For regulars like Parrott, it’s the perfect mix of light exercise and community, a place where he can blow off some steam after work and get a pretty good workout at the same time.
“It’s really become a temporary escape from reality for a lot of us,” he says. “It’s a fun sport that’s easier on the body than a lot of others. As I’ve aged, I’ve noticed that it’s very easy on the old body—doesn’t make the bones and knees ache. Everybody I’ve introduced to that sport or invited to come out and play and check it out has fallen in love with it and with Mango’s. I see people in public all the time now who I’ve met out there.”
Parrott is among those at Mango’s who have permanent bar stools with their names scrawled on them, a tip of the cap from Bourgeois for both their loyal patronage and help in spreading the word about his business through the years. Bourgeois estimates about 40 couples have met and eventually gotten married due to common threads that originated at Mango’s. That number pales in comparison to the number of friendships the business has yielded.
“We have some phenomenal customers. We’ve really gotten to know a lot of our customers and have seen them go through their lives,” he says. “That’s pretty special to me.”

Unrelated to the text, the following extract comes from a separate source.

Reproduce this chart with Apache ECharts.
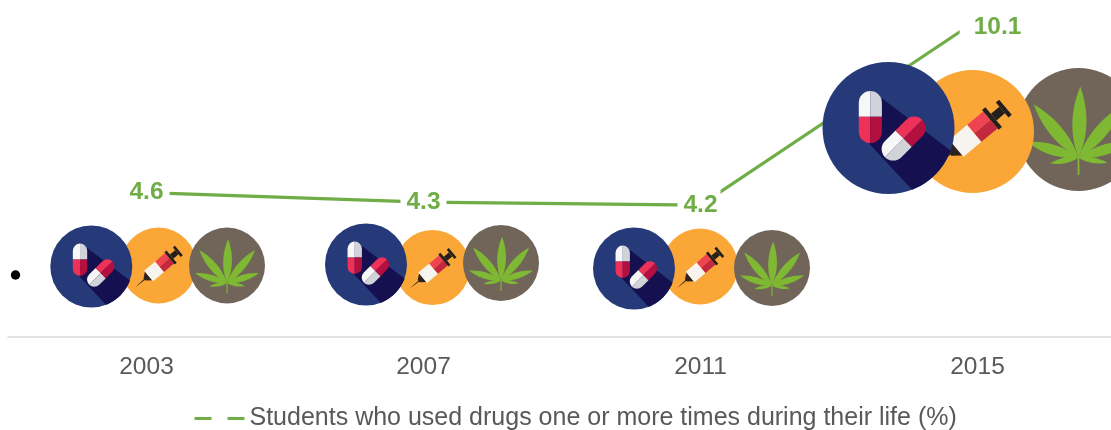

As he walks around Mango’s, Bourgeois points to the plethora of photos and memorabilia hanging on the walls and seemingly knows every story behind them. Recalling seasons and tournaments gone by, he appears as proud of the fact that he has built a family of sorts at Mango’s as he has a successful business.
“It took a lot longer to take off than I thought,” he says, “but what we have now is very special to me.”